## BEGIN

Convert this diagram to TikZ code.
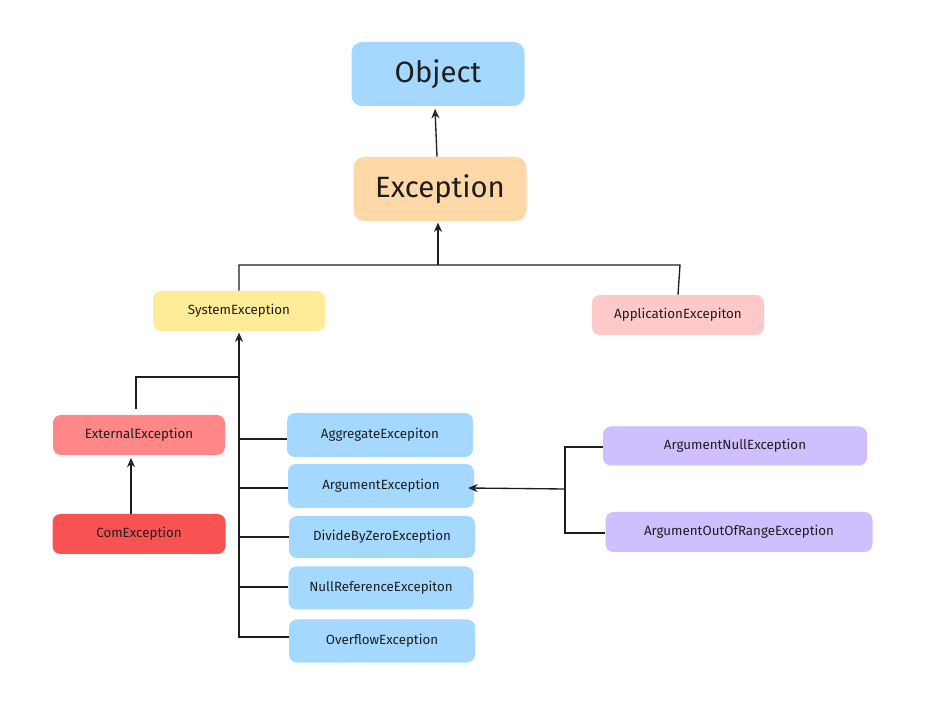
\documentclass[tikz,border=0pt]{standalone}
\usepackage{fontspec}
\setmainfont{Fira Sans}
\usetikzlibrary{arrows.meta}
\definecolor{blu}{HTML}{A5D8FF}
\definecolor{ora}{HTML}{FFD8A8}
\definecolor{yel}{HTML}{FFEC99}
\definecolor{pnk}{HTML}{FFC9C9}
\definecolor{red1}{HTML}{FF8787}
\definecolor{red2}{HTML}{FA5252}
\definecolor{pur}{HTML}{D0BFFF}
\definecolor{ink}{HTML}{1E1E1E}
\begin{document}
\begin{tikzpicture}[x=0.75pt,y=-0.75pt,
 box/.style={draw=none,rounded corners=6pt,text=ink,inner sep=0pt,font=\fontsize{10}{12}\selectfont},
 big/.style={box,rounded corners=8pt,font=\fontsize{22}{26}\selectfont},
 ln/.style={draw=ink,line width=1pt},
 ar/.style={ln,-{Stealth[length=7pt,width=6pt,open]}}]
\useasboundingbox (0,0) rectangle (932,712);
\node[big,fill=blu,minimum width=173*0.75pt,minimum height=64*0.75pt] (obj) at (438,74) {Object};
\node[big,fill=ora,minimum width=173*0.75pt,minimum height=64*0.75pt] (exc) at (440,189) {Exception};
\node[box,fill=yel,minimum width=172*0.75pt,minimum height=40*0.75pt] (sys) at (239,311) {SystemException};
\node[box,fill=pnk,minimum width=172*0.75pt,minimum height=40*0.75pt] (app) at (678,315) {ApplicationExcepiton};
\node[box,fill=red1,minimum width=172*0.75pt,minimum height=40*0.75pt] (ext) at (139,435) {ExternalException};
\node[box,fill=red2,minimum width=173*0.75pt,minimum height=40*0.75pt] (com) at (139,534) {ComException};
\node[box,fill=blu,minimum width=186*0.75pt,minimum height=44*0.75pt] (agg) at (380,435) {AggregateExcepiton};
\node[box,fill=blu,minimum width=186*0.75pt,minimum height=44*0.75pt] (arg) at (381,486) {ArgumentException};
\node[box,fill=blu,minimum width=186*0.75pt,minimum height=42*0.75pt] (div) at (382,537) {DivideByZeroException};
\node[box,fill=blu,minimum width=185*0.75pt,minimum height=43*0.75pt] (nul) at (381,588) {NullReferenceExcepiton};
\node[box,fill=blu,minimum width=186*0.75pt,minimum height=43*0.75pt] (ovf) at (382,641) {OverflowException};
\node[box,fill=pur,minimum width=264*0.75pt,minimum height=39*0.75pt] (an) at (735,446) {ArgumentNullException};
\node[box,fill=pur,minimum width=267*0.75pt,minimum height=40*0.75pt] (aor) at (739,532) {ArgumentOutOfRangeException};
% connectors
\draw[ar] ([xshift=-3*0.75pt]exc.north) -- ([xshift=-3*0.75pt,yshift=-2pt]obj.south);
\coordinate (j1) at (438,265);
\draw[ar] (j1) -- ([xshift=-2*0.75pt,yshift=-1pt]exc.south);
\draw[ln] (sys.north) -- (239,265) -- (680,265) -- (app.north);
\coordinate (sb) at (239,638);
\draw[ar] (sb) -- ([yshift=-1pt]sys.south);
\coordinate (j2) at (239,377);
\draw[ln] (j2) -- (136,377) -- ([xshift=-3*0.75pt,yshift=4pt]ext.north);
\draw[ln] (239,439) -- (agg.west|-239,439);
\draw[ln] (239,488) -- (arg.west|-239,488);
\draw[ln] (239,537) -- (div.west);
\draw[ln] (239,587) -- (nul.west|-239,587);
\draw[ln] (239,637) -- (ovf.west|-239,637);
\draw[ar] ([xshift=-8*0.75pt]com.north) -- ([xshift=-8*0.75pt,yshift=-2pt]ext.south);
\coordinate (j3) at (565,489);
\draw[ar] (j3) -- ([xshift=-6*0.75pt]arg.east|-565,488);
\draw[ln] (an.west|-565,447) -- (565,447) -- (565,533) -- (aor.west|-565,533);
\end{tikzpicture}
\end{document}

## END

- _Work to be completed_
Omit the pictures, then quote the rest of the material above exactly.

- _Output for this exercise_
Convert this diagram to TikZ code.
\documentclass[tikz,border=0pt]{standalone}
\usepackage{fontspec}
\setmainfont{Fira Sans}
\usetikzlibrary{arrows.meta}
\definecolor{blu}{HTML}{A5D8FF}
\definecolor{ora}{HTML}{FFD8A8}
\definecolor{yel}{HTML}{FFEC99}
\definecolor{pnk}{HTML}{FFC9C9}
\definecolor{red1}{HTML}{FF8787}
\definecolor{red2}{HTML}{FA5252}
\definecolor{pur}{HTML}{D0BFFF}
\definecolor{ink}{HTML}{1E1E1E}
\begin{document}
\begin{tikzpicture}[x=0.75pt,y=-0.75pt,
 box/.style={draw=none,rounded corners=6pt,text=ink,inner sep=0pt,font=\fontsize{10}{12}\selectfont},
 big/.style={box,rounded corners=8pt,font=\fontsize{22}{26}\selectfont},
 ln/.style={draw=ink,line width=1pt},
 ar/.style={ln,-{Stealth[length=7pt,width=6pt,open]}}]
\useasboundingbox (0,0) rectangle (932,712);
\node[big,fill=blu,minimum width=173*0.75pt,minimum height=64*0.75pt] (obj) at (438,74) {Object};
\node[big,fill=ora,minimum width=173*0.75pt,minimum height=64*0.75pt] (exc) at (440,189) {Exception};
\node[box,fill=yel,minimum width=172*0.75pt,minimum height=40*0.75pt] (sys) at (239,311) {SystemException};
\node[box,fill=pnk,minimum width=172*0.75pt,minimum height=40*0.75pt] (app) at (678,315) {ApplicationExcepiton};
\node[box,fill=red1,minimum width=172*0.75pt,minimum height=40*0.75pt] (ext) at (139,435) {ExternalException};
\node[box,fill=red2,minimum width=173*0.75pt,minimum height=40*0.75pt] (com) at (139,534) {ComException};
\node[box,fill=blu,minimum width=186*0.75pt,minimum height=44*0.75pt] (agg) at (380,435) {AggregateExcepiton};
\node[box,fill=blu,minimum width=186*0.75pt,minimum height=44*0.75pt] (arg) at (381,486) {ArgumentException};
\node[box,fill=blu,minimum width=186*0.75pt,minimum height=42*0.75pt] (div) at (382,537) {DivideByZeroException};
\node[box,fill=blu,minimum width=185*0.75pt,minimum height=43*0.75pt] (nul) at (381,588) {NullReferenceExcepiton};
\node[box,fill=blu,minimum width=186*0.75pt,minimum height=43*0.75pt] (ovf) at (382,641) {OverflowException};
\node[box,fill=pur,minimum width=264*0.75pt,minimum height=39*0.75pt] (an) at (735,446) {ArgumentNullException};
\node[box,fill=pur,minimum width=267*0.75pt,minimum height=40*0.75pt] (aor) at (739,532) {ArgumentOutOfRangeException};
% connectors
\draw[ar] ([xshift=-3*0.75pt]exc.north) -- ([xshift=-3*0.75pt,yshift=-2pt]obj.south);
\coordinate (j1) at (438,265);
\draw[ar] (j1) -- ([xshift=-2*0.75pt,yshift=-1pt]exc.south);
\draw[ln] (sys.north) -- (239,265) -- (680,265) -- (app.north);
\coordinate (sb) at (239,638);
\draw[ar] (sb) -- ([yshift=-1pt]sys.south);
\coordinate (j2) at (239,377);
\draw[ln] (j2) -- (136,377) -- ([xshift=-3*0.75pt,yshift=4pt]ext.north);
\draw[ln] (239,439) -- (agg.west|-239,439);
\draw[ln] (239,488) -- (arg.west|-239,488);
\draw[ln] (239,537) -- (div.west);
\draw[ln] (239,587) -- (nul.west|-239,587);
\draw[ln] (239,637) -- (ovf.west|-239,637);
\draw[ar] ([xshift=-8*0.75pt]com.north) -- ([xshift=-8*0.75pt,yshift=-2pt]ext.south);
\coordinate (j3) at (565,489);
\draw[ar] (j3) -- ([xshift=-6*0.75pt]arg.east|-565,488);
\draw[ln] (an.west|-565,447) -- (565,447) -- (565,533) -- (aor.west|-565,533);
\end{tikzpicture}
\end{document}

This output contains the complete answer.